Olimar once again is not the main character in Pikmin 4. In the game, Olimar has once again crashed onto a mysterious planet, and a group of characters comprising the Rescue Corps are sent to find him. He is found throughout the game in a "leafified" state, where he transforms castaways into a similar state, is obsessed with "dandori", and often challenges the player character and Oatchi to "Dandori Battles", where he uses a "space-dog" of his own, Moss. After his fourth defeat, he collapses, and is cured by the Rescue Corps by using "glowsap". He then resides at the home base for the rest of the game. An optional side campaign, "Olimar's Shipwreck Tale", explains that Olimar's "leafified" state was caused by him crashing onto the planet for a second time, as when he attempted to take off after repairing his ship, Moss snuck inside it. She was unable to breathe outside of the planet's atmosphere, so Olimar attempted to re-land on the planet, but he fatally crashed, leading to an event similar to Pikmin's bad ending, where the Pikmin revive him by bringing him to the Onion, causing him to become a "leafling".

===Other appearances===
Olimar has been featured in four Super Smash Bros. games; he appears in Melee as a trophy, and in Brawl as a playable character, commanding his Pikmin to fight. He reappears as a playable character in both Super Smash Bros. for Nintendo 3DS and Wii U and Super Smash Bros. Ultimate. An Olimar amiibo, compatible with the games, was released on September 11, 2014. Although not a playable character, five Miis can reenact Olimar and four Pikmin (blue, red, yellow, and white, in that order of players) in Pikmin Adventure, a minigame in Nintendo Land.

==Concept and creation==
Olimar is an extremely small humanoid alien "Hocotatian" with a large nose, wearing a spacesuit and a circular space helmet with an antenna. Standing 19 mm tall, Olimar was named after Mario; in Japanese, the name "Olimar" (オリマー, Orimā) is an anagram of "Mario" (マリオ) Captain Olimar was a late addition in Pikmin; Miyamoto said that since during the initial development of the game, the Pikmin would be utilized as weapons to be shot by the player themselves, "it wouldn't be interesting enough" to have a player character. Although Olimar was a late addition to Pikmin, his role as the leader of the Pikmin was included since the original conception of the game. Miyamoto stated that he "started thinking about a game about lots of small people carrying things in a line, following a leader, with everyone going in the same direction", in an interview with The Telegraph.

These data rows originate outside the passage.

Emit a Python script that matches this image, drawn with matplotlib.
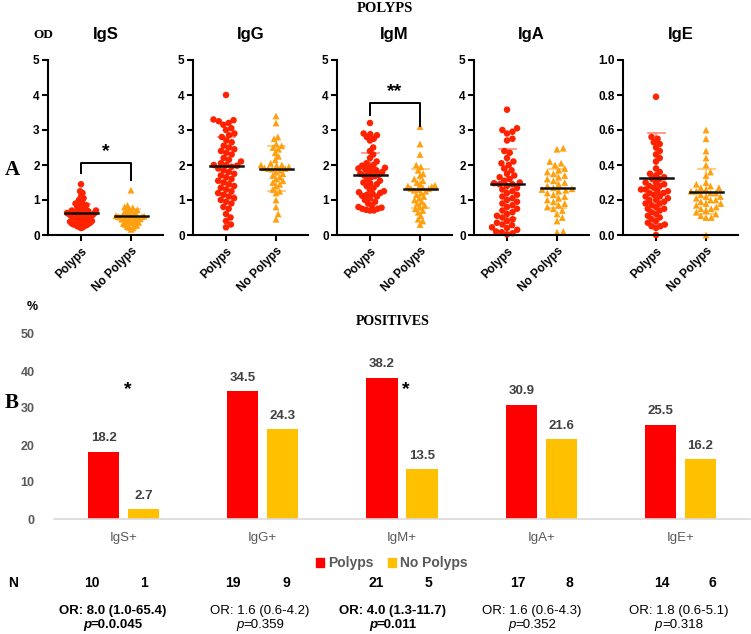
import numpy as np
import matplotlib.pyplot as plt
from matplotlib.patches import Patch
from matplotlib.offsetbox import TextArea, HPacker, AnnotationBbox

plt.rcParams['font.family'] = ['Liberation Sans', 'DejaVu Sans']

W, H = 751, 634

groups = ['Polyps', 'No Polyps']
panels = ['IgS', 'IgG', 'IgM', 'IgA', 'IgE']

# OD values (Polyps n=55, No Polyps n=37)
igs_p = [1.45, 1.25, 1.2, 1.1, 1.05, 1.0, 0.95, 0.9, 0.88, 0.85, 0.82, 0.8, 0.78, 0.75,
         0.72, 0.7, 0.7, 0.68, 0.66, 0.65, 0.64, 0.63, 0.62, 0.62, 0.61, 0.6, 0.6, 0.58,
         0.57, 0.56, 0.55, 0.54, 0.52, 0.5, 0.5, 0.48, 0.47, 0.45, 0.44, 0.42, 0.4, 0.4,
         0.38, 0.36, 0.35, 0.33, 0.32, 0.3, 0.3, 0.28, 0.27, 0.25, 0.24, 0.22, 0.2]
igs_np = [1.28, 0.85, 0.8, 0.78, 0.75, 0.72, 0.7, 0.68, 0.65, 0.62, 0.6, 0.58, 0.56, 0.55,
          0.54, 0.53, 0.52, 0.52, 0.51, 0.5, 0.48, 0.46, 0.45, 0.44, 0.42, 0.4, 0.38, 0.36,
          0.35, 0.33, 0.3, 0.28, 0.26, 0.24, 0.22, 0.2, 0.16]
igg_p = [4.0, 3.3, 3.28, 3.25, 3.2, 3.15, 3.05, 3.0, 2.9, 2.85, 2.8, 2.7, 2.65, 2.55, 2.5,
         2.45, 2.4, 2.35, 2.3, 2.2, 2.15, 2.1, 2.05, 2.0, 2.0, 1.98, 1.95, 1.9, 1.85, 1.8,
         1.75, 1.7, 1.65, 1.6, 1.55, 1.5, 1.45, 1.4, 1.35, 1.3, 1.25, 1.2, 1.15, 1.1, 1.05,
         1.0, 0.95, 0.9, 0.8, 0.75, 0.6, 0.5, 0.4, 0.3, 0.22]
igg_np = [3.4, 3.2, 2.8, 2.75, 2.6, 2.55, 2.5, 2.45, 2.35, 2.25, 2.15, 2.05, 2.0, 2.0, 1.98,
          1.95, 1.92, 1.9, 1.9, 1.88, 1.85, 1.8, 1.75, 1.7, 1.65, 1.6, 1.55, 1.5, 1.45, 1.4,
          1.3, 1.25, 1.2, 1.0, 0.8, 0.6, 0.45]
igm_p = [3.2, 2.9, 2.88, 2.85, 2.8, 2.75, 2.7, 2.5, 2.4, 2.3, 2.2, 2.1, 2.05, 2.0, 1.98,
         1.95, 1.92, 1.9, 1.88, 1.85, 1.82, 1.8, 1.78, 1.75, 1.72, 1.7, 1.68, 1.65, 1.6,
         1.55, 1.5, 1.48, 1.45, 1.4, 1.35, 1.3, 1.25, 1.22, 1.2, 1.18, 1.15, 1.12, 1.1,
         1.05, 1.0, 0.95, 0.9, 0.85, 0.8, 0.78, 0.75, 0.75, 0.72, 0.7, 0.7]
igm_np = [3.1, 2.6, 2.3, 2.0, 1.95, 1.85, 1.75, 1.7, 1.6, 1.55, 1.5, 1.45, 1.42, 1.4, 1.38,
          1.35, 1.33, 1.32, 1.3, 1.28, 1.25, 1.2, 1.15, 1.1, 1.05, 1.0, 0.95, 0.9, 0.85,
          0.8, 0.75, 0.7, 0.65, 0.55, 0.45, 0.4, 0.3]
iga_p = [3.58, 3.05, 3.0, 2.95, 2.9, 2.75, 2.7, 2.4, 2.35, 2.2, 2.1, 2.05, 2.0, 1.9, 1.85,
         1.75, 1.7, 1.65, 1.6, 1.55, 1.5, 1.48, 1.45, 1.45, 1.4, 1.35, 1.3, 1.25, 1.2, 1.15,
         1.1, 1.05, 1.0, 0.95, 0.9, 0.85, 0.8, 0.75, 0.7, 0.65, 0.6, 0.55, 0.5, 0.45, 0.4,
         0.35, 0.3, 0.28, 0.22, 0.2, 0.15, 0.1, 0.08, 0.05, 0.02]
iga_np = [2.48, 2.45, 2.1, 2.05, 2.0, 1.9, 1.85, 1.8, 1.75, 1.7, 1.65, 1.6, 1.55, 1.5, 1.45,
          1.4, 1.35, 1.32, 1.3, 1.28, 1.25, 1.2, 1.15, 1.1, 1.05, 1.0, 0.95, 0.9, 0.85, 0.8,
          0.75, 0.7, 0.6, 0.5, 0.4, 0.1, 0.08]
ige_p = [0.79, 0.56, 0.55, 0.53, 0.52, 0.5, 0.48, 0.46, 0.44, 0.42, 0.38, 0.36, 0.35, 0.34,
         0.33, 0.32, 0.32, 0.3, 0.3, 0.29, 0.28, 0.28, 0.27, 0.26, 0.26, 0.25, 0.25, 0.24,
         0.24, 0.23, 0.22, 0.22, 0.21, 0.2, 0.2, 0.19, 0.18, 0.18, 0.17, 0.16, 0.15, 0.15,
         0.14, 0.13, 0.12, 0.11, 0.1, 0.09, 0.08, 0.07, 0.06, 0.05, 0.05, 0.04, 0.0]
ige_np = [0.6, 0.55, 0.48, 0.44, 0.4, 0.36, 0.34, 0.3, 0.29, 0.28, 0.27, 0.27, 0.26, 0.25,
          0.25, 0.24, 0.24, 0.23, 0.22, 0.22, 0.21, 0.2, 0.2, 0.19, 0.18, 0.18, 0.17, 0.16,
          0.15, 0.15, 0.14, 0.13, 0.12, 0.11, 0.1, 0.1, 0.0]

od_p = [igs_p, igg_p, igm_p, iga_p, ige_p]
od_np = [igs_np, igg_np, igm_np, iga_np, ige_np]
ymax = [5, 5, 5, 5, 1.0]

# centre line and error bar ends as drawn
mid_p = [0.64, 1.97, 1.72, 1.47, 0.325]
hi_p = [0.90, 2.80, 2.33, 2.45, 0.585]
lo_p = [0.38, 1.14, 1.12, 0.50, 0.065]
mid_np = [0.53, 1.90, 1.32, 1.34, 0.245]
hi_np = [0.75, 2.53, 1.89, 1.90, 0.375]
lo_np = [0.31, 1.25, 0.76, 0.77, 0.12]

# positives (%)
pos_labels = ['IgS+', 'IgG+', 'IgM+', 'IgA+', 'IgE+']
pct_p = [18.2, 34.5, 38.2, 30.9, 25.5]
pct_np = [2.7, 24.3, 13.5, 21.6, 16.2]
n_p = [10, 19, 21, 17, 14]
n_np = [1, 9, 5, 8, 6]
or_txt = ['OR: 8.0 (1.0-65.4)', 'OR: 1.6 (0.6-4.2)', 'OR: 4.0 (1.3-11.7)',
          'OR: 1.6 (0.6-4.3)', 'OR: 1.8 (0.6-5.1)']
p_txt = ['0.0.045', '0.359', '0.011', '0.352', '0.318']
sig = [True, False, True, False, False]

RED = '#ff2200'
ORANGE = '#ffa010'


def fx(px):
    return px / W


def fy(py):
    return 1 - py / H


def swarm(vals, ppu, d=6.0, maxw=15.0):
    # simple beeswarm in pixel units, squeezed to +-maxw like GraphPad does
    ys = np.asarray(vals, float) * ppu
    xs = np.zeros(len(ys))
    placed = []
    for i in np.argsort(ys):
        y = ys[i]
        near = [(a, b) for a, b in placed if abs(b - y) < d]
        cands = [0.0]
        for a, b in near:
            dx = np.sqrt(d * d - (b - y) ** 2)
            cands += [a + dx, a - dx]
        cands.sort(key=abs)
        for c in cands:
            if all((c - a) ** 2 + (y - b) ** 2 >= d * d - 1e-6 for a, b in near):
                xs[i] = c
                break
        placed.append((xs[i], y))
    m = np.abs(xs).max()
    if m > maxw:
        xs = xs * maxw / m
    return xs


fig = plt.figure(figsize=(W / 100, H / 100), dpi=100)

lefts = [48, 193, 337, 474, 623]
ppx = 50.0  # pixels per category unit
for k, name in enumerate(panels):
    ax = fig.add_axes([fx(lefts[k]), fy(235), 115 / W, 175 / H])
    ppu = 175.0 / ymax[k]
    for g, (vals, mk, col, mid, hi, lo) in enumerate([
            (od_p[k], 'o', RED, mid_p[k], hi_p[k], lo_p[k]),
            (od_np[k], '^', ORANGE, mid_np[k], hi_np[k], lo_np[k])]):
        ecol = '#ff8a7a' if g == 0 else '#ffc36a'
        ax.plot([g, g], [lo, hi], color=ecol, lw=1.2, zorder=1)
        for v in (lo, hi):
            ax.plot([g - 0.17, g + 0.17], [v, v], color=ecol, lw=1.2, zorder=1)
        xo = swarm(vals, ppu, d=6.0 if mk == 'o' else 6.4) / ppx
        ax.scatter(g + xo, vals, marker=mk, s=22 if mk == 'o' else 24, color=col,
                   edgecolor='none', zorder=2, clip_on=False)
        ax.plot([g - 0.33, g + 0.33], [mid, mid], color='#111111', lw=1.8, zorder=3)
    ax.set_xlim(-0.66, 1.64)
    ax.set_ylim(0, ymax[k])
    if ymax[k] == 1.0:
        ax.set_yticks(np.arange(0, 1.01, 0.2))
        ax.set_yticklabels(['%.1f' % t for t in np.arange(0, 1.01, 0.2)])
    else:
        ax.set_yticks(range(6))
    ax.set_xticks([0, 1])
    ax.set_xticklabels(groups, rotation=45, ha='right', va='top', rotation_mode='anchor')
    for s in ('top', 'right'):
        ax.spines[s].set_visible(False)
    for s in ('left', 'bottom'):
        ax.spines[s].set_linewidth(1.5)
    ax.tick_params(width=1.5, length=4, labelsize=8.5, pad=2)
    ax.tick_params(axis='x', pad=3)
    for lab in ax.get_xticklabels() + ax.get_yticklabels():
        lab.set_fontweight('bold')
    ax.set_title(name, fontsize=12, fontweight='bold', pad=15)

    if name == 'IgS':
        ax.plot([0, 0, 1, 1], [1.76, 2.05, 2.05, 1.57], color='black', lw=1.4, clip_on=False)
        ax.text(0.5, 2.38, '*', ha='center', va='center', fontsize=14, fontweight='bold')
    if name == 'IgM':
        ax.plot([0, 0, 1, 1], [3.43, 3.76, 3.76, 3.11], color='black', lw=1.4, clip_on=False)
        ax.text(0.5, 4.1, '**', ha='center', va='center', fontsize=14, fontweight='bold')

# bar panel
axb = fig.add_axes([fx(54), fy(519), 696 / W, 185 / H])
x = np.arange(len(pos_labels))
off, bw = 0.1436, 0.223
axb.bar(x - off, pct_p, bw, color='#ff0000', label='Polyps')
axb.bar(x + off, pct_np, bw, color='#ffc000', label='No Polyps')
for xi, v in zip(x - off, pct_p):
    axb.text(xi, v + 2.0, '%.1f' % v, ha='center', va='bottom', fontsize=9.5,
             fontweight='bold', color='#404040')
for xi, v in zip(x + off, pct_np):
    axb.text(xi, v + 2.0, '%.1f' % v, ha='center', va='bottom', fontsize=9.5,
             fontweight='bold', color='#404040')
for i, s in enumerate(sig):
    if s:
        axb.text(i + 0.03, 35.0, '*', ha='center', va='center', fontsize=14,
                 fontweight='bold', color='black')
axb.set_xlim(-0.5, 4.5)
axb.set_ylim(0, 50)
axb.set_yticks(range(0, 51, 10))
axb.set_xticks(x)
axb.set_xticklabels(pos_labels, fontsize=9.5, color='#595959')
for s in ('top', 'right', 'left'):
    axb.spines[s].set_visible(False)
axb.spines['bottom'].set_color('#d9d9d9')
axb.spines['bottom'].set_linewidth(1.2)
axb.tick_params(length=0, pad=9)
axb.tick_params(axis='y', pad=14)
for lab in axb.get_yticklabels():
    lab.set_fontweight('bold')
    lab.set_color('#595959')
    lab.set_fontsize(9)

handles = [Patch(color='#ff0000', label='Polyps'), Patch(color='#ffc000', label='No Polyps')]
fig.legend(handles=handles, loc='center', bbox_to_anchor=(fx(392), fy(563)), ncol=2,
           frameon=False, handlelength=0.6, handleheight=0.6, handletextpad=0.3,
           columnspacing=1.0, prop={'weight': 'bold', 'size': 10}, labelcolor='#595959')

# headers and panel letters
serif = ['Liberation Serif', 'DejaVu Serif']
fig.text(fx(385), fy(8), 'POLYPS', ha='center', va='center', fontsize=10.5,
         fontweight='bold', family=serif)
fig.text(fx(393), fy(322), 'POSITIVES', ha='center', va='center', fontsize=10,
         fontweight='bold', family=serif)
fig.text(fx(43), fy(35), 'OD', ha='center', va='center', fontsize=9.5,
         fontweight='bold', family=serif)
fig.text(fx(12), fy(170), 'A', ha='center', va='center', fontsize=15,
         fontweight='bold', family=serif)
fig.text(fx(12), fy(403), 'B', ha='center', va='center', fontsize=15,
         fontweight='bold', family=serif)
fig.text(fx(32), fy(307), '%', ha='center', va='center', fontsize=9, fontweight='bold')

# N row
fig.text(fx(13), fy(583), 'N', ha='center', va='center', fontsize=10, fontweight='bold')
n_x = [(92, 144), (233, 286), (376, 428), (518, 569), (662, 712)]
for (a, b), p, q in zip(n_x, n_p, n_np):
    fig.text(fx(a), fy(583), str(p), ha='center', va='center', fontsize=10, fontweight='bold')
    fig.text(fx(b), fy(583), str(q), ha='center', va='center', fontsize=10, fontweight='bold')

# OR / p rows
or_x = [113, 260, 393, 532, 679]
for cx, t, pv, s in zip(or_x, or_txt, p_txt, sig):
    w = 'bold' if s else 'normal'
    fig.text(fx(cx), fy(611), t, ha='center', va='center', fontsize=9.5, fontweight=w)
    box = HPacker(children=[TextArea('p', textprops=dict(style='italic', weight=w, size=9.5)),
                            TextArea('=' + pv, textprops=dict(weight=w, size=9.5))],
                  pad=0, sep=0)
    ab = AnnotationBbox(box, (fx(cx), fy(625)), xycoords='figure fraction',
                        box_alignment=(0.5, 0.5), frameon=False)
    fig.add_artist(ab)

fig.savefig('out.png', dpi=100)
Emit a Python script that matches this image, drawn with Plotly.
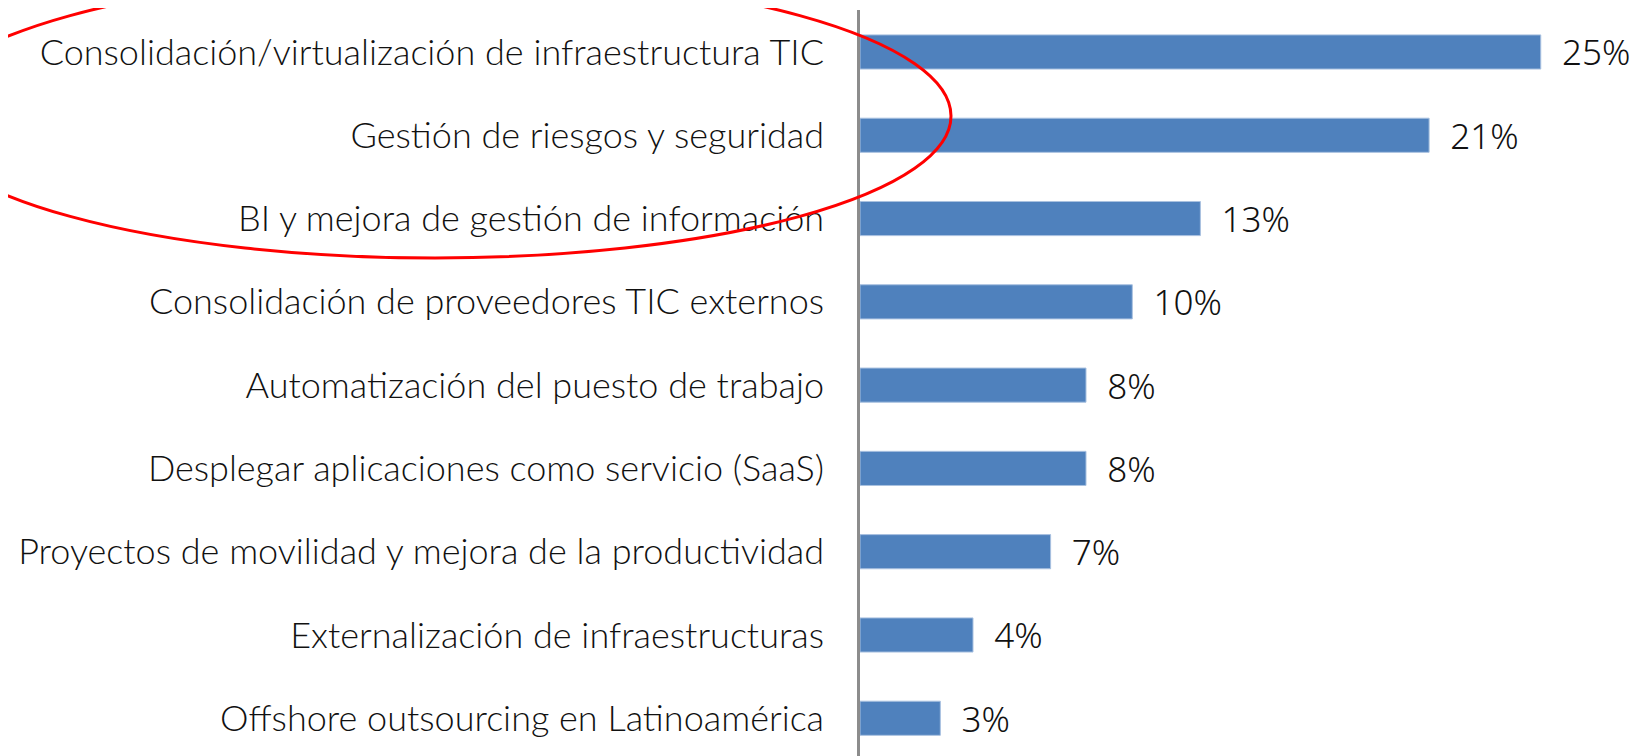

In an interview with 4Gamer, Miyamoto revealed that he aimed to make Olimar simple to control, like a cursor. He also revealed that while the decision to include more than two main characters in Pikmin 3 was partially his, the decision for them to be new characters, instead of old ones such as Olimar, was an "on the spot" choice by the team, without his input. Despite this, he assumed that Olimar would appear around halfway through the game.

==Critical reception==
Writing for The Observer, Tom Chatfield listed Olimar as one of his top ten video game characters, due to him uniquely being a standard "salaried employee... [who is] married with a wife and children". Writing for Nintendo World Report, Steven Rodriguez praised his characterization in Pikmin, enjoying the way his journal entries "[cause] his sense of isolation, discovery, and beauty to become ours – all without long cinemas or dialog." Robin Wilde, writing for Nintendojo, compared Olimar to Charles Marlow from the 1899 novella Heart of Darkness, as they both use others to "do their bidding". Wilde notes, however, that unlike Marlow, who treats his workers cruelly, Olimar is much more compassionate, is saddened if Pikmin perish, and is the one who "brings [them] life and purpose". He also argues that once Olimar helps "create a society capable of sustaining [them,]" they no longer need him. Kotaku writer Peter Tieryas offered a darker interpretation, describing Olimar as a "villainous alien intruder" in Pikmin, since his crash-landing disrupts the planet's natural order, he kills and harvests the corpses of species such as Bulborbs—which he describes as "minding their own business"—and he "greedily" decides to kill the "innocent" Emperor Bulblax to retrieve his safe. Tieryas notes that while he does show doubts about his actions, he also tries to justify them.

Fellow Kotaku writer Ian Walker argued that Olimar was one of the most powerful characters in the Super Smash Bros. series, noting community reactions, and comparing him to Brawls Meta Knight. Walker later discussed a nerf to Olimar in Ultimate, criticizing the changes to his shield, stating "Olimar's shield issues... fly directly in the face of basic game mechanics." Eurogamer writer Tom Bramwell praised his Brawl appearance, calling his fighting style "particularly eye-catching", since he "[uses] an army of Pikmin". His Final Smash was also his favorite in the game. IGN ranked him as the 17th best Super Smash Bros. character, describing him as being a character not suited for beginners, but also one that "[rewards] those who learn the abilities of each [Pikmin type]." They also considered him to be a "wonderful example of how even the most unlikely of characters can make for a great Smash fighter."